Valdría la pena entonces, que este gobierno, nuevo, diferente y mejor en todas sus partes que los anteriores, con un presidente preocupado por el rumbo que llevan nuestros barrios, se proponga buscar una salida definitiva a este atolladero social. Es pertinente, que se busquen los mecanismos para detener la atrofia de un conglomerado con su escasa valoración de los daños a los que está siendo sometido.

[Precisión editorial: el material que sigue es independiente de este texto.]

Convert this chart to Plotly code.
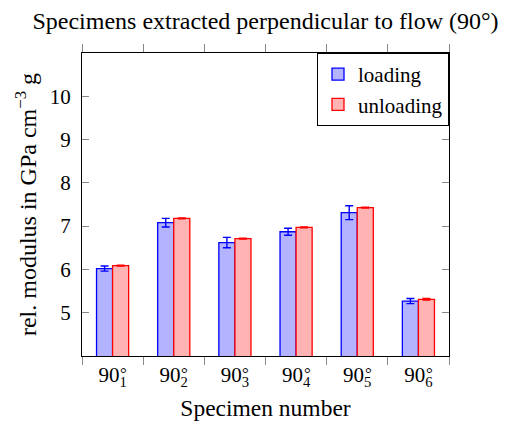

Que se cree una norma robusta para proteger un submundo incapaz de diferenciar cuando sus actos riñen contra la dignidad de sus iguales, si están siendo vulnerados sus derechos o si, por el contrario, agrede la moral y las buenas costumbres vigentes.

En nuestras manos está, con la intervención normativa del Leviatán, crear una sociedad parecida en su forma a aquella que muchas veces anhelamos regresar. Cambiar el rumbo de un pueblo exculpado no por ser inocente, sino más bien, por haber sido esclavo de constantes abusos, de una educación diseñada para el borreguismo, del desahucio eterno de los gobiernos y de un modelo de nación que segrega de entre los suyos, a los que no tienen el privilegio de haber nacido en cuna de oro.

Definitivamente la cooperación entre políticos, empresarios, religiosos, la fuerza monopólica tuteadora de la ley y los mal llamados grupos sociales son la vía más próxima que tenemos para diseñar pautas conductuales dirigidas específicamente a la determinación de los modos de convivencia establecidos en las redes sociales. Todavía podemos, al margen de los prejuicios sociales, raciales o de carácter económicos, revertir esta desgracia que nos acerca poco a poco a un país sin reglas ni ciudadanos éticos que prevalezcan por la continuidad de su nación.